The sample two-node cluster that will be used for this configuration is a simple cluster that can be configured for either of the two install types. Tips and Notes will be provided to help with the process of customizing the install to a particular set of business requirements.
Figure 2.1, “Sample Two-Node Oracle Cluster” shows a generalized overview of the configuration this installation yields. In this configuration, there are two nodes, each with a fencing agent and each connected to shared storage. A quorum disk has been configured. There is also an application tier network that accesses the nodes.
Sample Two-Node Oracle Cluster

Figure 2.1. Sample Two-Node Oracle Cluster

Figure 2.2, “Cluster Node Connections” shows a generalized summary of the connections for each node in the configuration. Each node is connected to a public network, to a private network, and to shared storage. In addition, each node is configured with a fencing device that is also connected to the private network.
Cluster Node Connections

Figure 2.2. Cluster Node Connections

Note

RAC clusters are often configured to be symmetrical; the type of workload presented to the nodes is similar. In this topology, the servers are also of the same relative computing strength.
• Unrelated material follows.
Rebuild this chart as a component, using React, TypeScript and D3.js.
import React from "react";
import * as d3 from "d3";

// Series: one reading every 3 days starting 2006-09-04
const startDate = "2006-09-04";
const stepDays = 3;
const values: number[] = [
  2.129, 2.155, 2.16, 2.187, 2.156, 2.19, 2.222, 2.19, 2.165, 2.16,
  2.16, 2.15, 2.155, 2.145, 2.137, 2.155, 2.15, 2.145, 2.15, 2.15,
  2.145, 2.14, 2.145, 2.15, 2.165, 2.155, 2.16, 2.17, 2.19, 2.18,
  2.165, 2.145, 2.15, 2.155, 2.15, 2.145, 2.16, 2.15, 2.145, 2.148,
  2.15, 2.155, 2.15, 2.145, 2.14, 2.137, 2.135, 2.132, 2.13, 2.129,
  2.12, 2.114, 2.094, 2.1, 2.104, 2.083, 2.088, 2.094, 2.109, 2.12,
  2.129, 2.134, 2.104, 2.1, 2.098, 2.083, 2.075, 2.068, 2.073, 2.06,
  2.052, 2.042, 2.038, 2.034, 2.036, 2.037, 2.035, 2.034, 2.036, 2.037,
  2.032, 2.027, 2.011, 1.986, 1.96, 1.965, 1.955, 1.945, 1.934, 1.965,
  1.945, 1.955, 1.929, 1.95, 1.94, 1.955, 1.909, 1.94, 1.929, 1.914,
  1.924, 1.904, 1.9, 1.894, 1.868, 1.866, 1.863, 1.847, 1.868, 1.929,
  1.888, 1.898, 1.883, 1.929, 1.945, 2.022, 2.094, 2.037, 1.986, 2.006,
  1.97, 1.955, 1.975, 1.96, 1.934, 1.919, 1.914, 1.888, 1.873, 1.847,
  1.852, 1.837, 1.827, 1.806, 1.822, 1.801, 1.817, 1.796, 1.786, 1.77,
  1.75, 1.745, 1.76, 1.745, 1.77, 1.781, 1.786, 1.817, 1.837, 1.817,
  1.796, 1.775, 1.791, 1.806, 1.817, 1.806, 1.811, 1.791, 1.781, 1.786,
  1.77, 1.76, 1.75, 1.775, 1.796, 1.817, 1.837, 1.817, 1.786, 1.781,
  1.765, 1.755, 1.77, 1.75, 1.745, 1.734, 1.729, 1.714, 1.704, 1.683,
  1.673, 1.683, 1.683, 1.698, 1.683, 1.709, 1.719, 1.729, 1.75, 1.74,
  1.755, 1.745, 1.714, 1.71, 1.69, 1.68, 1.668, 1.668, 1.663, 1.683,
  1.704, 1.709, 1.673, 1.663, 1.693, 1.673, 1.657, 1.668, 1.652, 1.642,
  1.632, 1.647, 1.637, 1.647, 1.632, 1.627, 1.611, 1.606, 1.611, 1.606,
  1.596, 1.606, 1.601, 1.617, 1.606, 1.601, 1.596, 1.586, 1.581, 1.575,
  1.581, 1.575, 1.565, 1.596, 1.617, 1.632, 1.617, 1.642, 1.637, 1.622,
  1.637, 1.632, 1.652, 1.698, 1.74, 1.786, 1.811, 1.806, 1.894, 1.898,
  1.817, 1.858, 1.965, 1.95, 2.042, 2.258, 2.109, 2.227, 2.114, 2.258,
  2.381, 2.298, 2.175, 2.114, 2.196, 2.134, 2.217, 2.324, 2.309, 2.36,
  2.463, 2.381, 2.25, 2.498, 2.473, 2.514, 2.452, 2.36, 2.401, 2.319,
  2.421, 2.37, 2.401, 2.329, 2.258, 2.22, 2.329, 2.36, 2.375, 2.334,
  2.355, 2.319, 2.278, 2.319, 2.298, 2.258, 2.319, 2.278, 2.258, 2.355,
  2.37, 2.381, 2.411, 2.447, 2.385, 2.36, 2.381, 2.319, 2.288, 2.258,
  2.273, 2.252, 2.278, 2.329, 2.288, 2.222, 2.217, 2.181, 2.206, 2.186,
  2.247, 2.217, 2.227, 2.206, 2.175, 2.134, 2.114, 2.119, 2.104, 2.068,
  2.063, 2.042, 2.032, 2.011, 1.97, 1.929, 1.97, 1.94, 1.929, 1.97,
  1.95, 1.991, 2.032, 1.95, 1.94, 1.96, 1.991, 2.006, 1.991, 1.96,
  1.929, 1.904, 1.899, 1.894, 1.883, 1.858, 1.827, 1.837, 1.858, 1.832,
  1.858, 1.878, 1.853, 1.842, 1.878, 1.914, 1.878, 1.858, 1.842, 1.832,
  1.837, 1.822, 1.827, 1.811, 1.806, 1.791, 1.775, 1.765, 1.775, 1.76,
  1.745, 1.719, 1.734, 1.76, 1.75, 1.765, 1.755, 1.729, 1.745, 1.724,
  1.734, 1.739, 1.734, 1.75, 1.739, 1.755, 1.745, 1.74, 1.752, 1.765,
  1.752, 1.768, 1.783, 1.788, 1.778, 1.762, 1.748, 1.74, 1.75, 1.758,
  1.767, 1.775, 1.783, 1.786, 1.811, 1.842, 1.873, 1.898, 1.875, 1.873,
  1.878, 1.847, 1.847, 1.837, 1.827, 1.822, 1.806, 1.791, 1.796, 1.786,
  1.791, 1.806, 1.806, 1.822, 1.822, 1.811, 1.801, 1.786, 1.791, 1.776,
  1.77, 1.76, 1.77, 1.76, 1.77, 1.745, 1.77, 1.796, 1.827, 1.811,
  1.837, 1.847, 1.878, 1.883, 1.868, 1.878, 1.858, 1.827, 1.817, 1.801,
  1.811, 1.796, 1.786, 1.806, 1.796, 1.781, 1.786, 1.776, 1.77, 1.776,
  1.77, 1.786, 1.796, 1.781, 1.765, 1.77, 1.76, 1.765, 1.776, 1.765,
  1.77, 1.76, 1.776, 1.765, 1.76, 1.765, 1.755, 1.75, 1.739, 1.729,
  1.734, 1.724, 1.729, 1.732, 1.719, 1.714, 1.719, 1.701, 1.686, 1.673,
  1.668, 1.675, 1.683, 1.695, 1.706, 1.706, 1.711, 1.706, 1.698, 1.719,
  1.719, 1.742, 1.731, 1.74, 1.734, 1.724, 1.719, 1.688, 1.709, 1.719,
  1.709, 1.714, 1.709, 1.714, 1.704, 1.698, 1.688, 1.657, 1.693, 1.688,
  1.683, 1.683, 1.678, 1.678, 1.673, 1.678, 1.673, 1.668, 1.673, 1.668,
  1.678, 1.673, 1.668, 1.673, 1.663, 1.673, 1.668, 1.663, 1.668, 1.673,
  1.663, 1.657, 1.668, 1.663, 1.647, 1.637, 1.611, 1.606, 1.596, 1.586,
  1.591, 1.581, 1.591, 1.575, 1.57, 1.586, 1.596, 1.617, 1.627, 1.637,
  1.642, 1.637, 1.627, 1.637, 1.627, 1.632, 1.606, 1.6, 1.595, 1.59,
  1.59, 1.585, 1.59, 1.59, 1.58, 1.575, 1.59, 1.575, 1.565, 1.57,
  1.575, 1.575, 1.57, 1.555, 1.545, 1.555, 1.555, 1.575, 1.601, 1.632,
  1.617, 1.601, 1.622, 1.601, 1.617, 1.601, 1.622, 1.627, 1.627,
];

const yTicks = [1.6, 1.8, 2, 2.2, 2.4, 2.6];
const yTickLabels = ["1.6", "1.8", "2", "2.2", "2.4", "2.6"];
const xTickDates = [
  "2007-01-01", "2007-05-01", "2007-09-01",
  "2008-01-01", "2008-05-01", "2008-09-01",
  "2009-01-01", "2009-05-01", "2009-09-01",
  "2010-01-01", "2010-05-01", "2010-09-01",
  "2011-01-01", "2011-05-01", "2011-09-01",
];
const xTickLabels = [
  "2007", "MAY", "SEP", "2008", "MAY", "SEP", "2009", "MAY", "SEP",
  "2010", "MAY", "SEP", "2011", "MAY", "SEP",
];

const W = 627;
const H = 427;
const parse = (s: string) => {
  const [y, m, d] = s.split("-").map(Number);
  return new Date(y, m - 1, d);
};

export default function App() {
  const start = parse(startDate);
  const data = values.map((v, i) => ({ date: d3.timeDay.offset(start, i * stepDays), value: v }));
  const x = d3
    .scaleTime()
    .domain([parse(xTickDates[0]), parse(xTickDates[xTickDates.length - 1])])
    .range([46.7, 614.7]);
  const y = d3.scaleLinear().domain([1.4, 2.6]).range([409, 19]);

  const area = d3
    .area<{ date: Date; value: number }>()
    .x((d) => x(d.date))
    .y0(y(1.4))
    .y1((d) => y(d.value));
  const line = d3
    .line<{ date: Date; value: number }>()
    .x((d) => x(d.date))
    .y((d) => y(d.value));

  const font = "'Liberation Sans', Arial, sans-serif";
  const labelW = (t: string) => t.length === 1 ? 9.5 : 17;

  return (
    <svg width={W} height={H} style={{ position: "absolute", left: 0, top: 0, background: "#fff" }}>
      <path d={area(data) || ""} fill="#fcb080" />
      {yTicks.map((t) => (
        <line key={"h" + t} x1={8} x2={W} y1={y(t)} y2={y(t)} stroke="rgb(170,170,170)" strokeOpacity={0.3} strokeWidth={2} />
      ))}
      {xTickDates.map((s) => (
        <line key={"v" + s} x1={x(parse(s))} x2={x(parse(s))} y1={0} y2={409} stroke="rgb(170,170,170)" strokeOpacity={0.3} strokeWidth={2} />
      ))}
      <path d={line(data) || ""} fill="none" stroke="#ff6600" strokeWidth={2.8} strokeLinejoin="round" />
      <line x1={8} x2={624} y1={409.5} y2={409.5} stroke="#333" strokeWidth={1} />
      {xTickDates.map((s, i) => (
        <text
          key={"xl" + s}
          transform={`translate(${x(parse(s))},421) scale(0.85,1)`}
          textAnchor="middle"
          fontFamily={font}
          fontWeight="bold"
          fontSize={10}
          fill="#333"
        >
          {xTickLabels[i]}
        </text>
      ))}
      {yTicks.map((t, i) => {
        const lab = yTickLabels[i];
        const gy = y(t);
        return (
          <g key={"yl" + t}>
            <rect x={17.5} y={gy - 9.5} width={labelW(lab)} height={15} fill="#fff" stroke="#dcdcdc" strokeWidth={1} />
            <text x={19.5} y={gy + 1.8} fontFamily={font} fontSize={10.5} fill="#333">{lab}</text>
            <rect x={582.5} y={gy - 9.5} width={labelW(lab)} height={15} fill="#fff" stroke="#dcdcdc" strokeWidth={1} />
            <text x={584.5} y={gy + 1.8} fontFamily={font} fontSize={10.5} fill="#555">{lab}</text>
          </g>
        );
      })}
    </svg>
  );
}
Typically, the servers are over-configured by 50% in order for the failover node to handle the work of both nodes. However, this assumes that the business requirements for degraded operation are identical to normal operation, which is not always the case.
An alternative configuration is to build asymmetric topologies. In our simple two-node case, one node might be used to update the database (ETL - Extract, Transform and Load), and the other node may be used to run queries. Some nodes could be significantly larger in order to be dedicated to just one form of processing (e.g., Parallel Queries). Oracle RAC is not universally transparent to SQL workloads; awareness of when and where writes occur (SQL inserts, updates and deletes) can dramatically improve scalability, even in the two-node case.
Asymmetrical RAC topologies do have implications for failover, as a set of nodes might be tuned for queries and now must handle other work on behalf of the failed node. This topology is more common with higher node counts.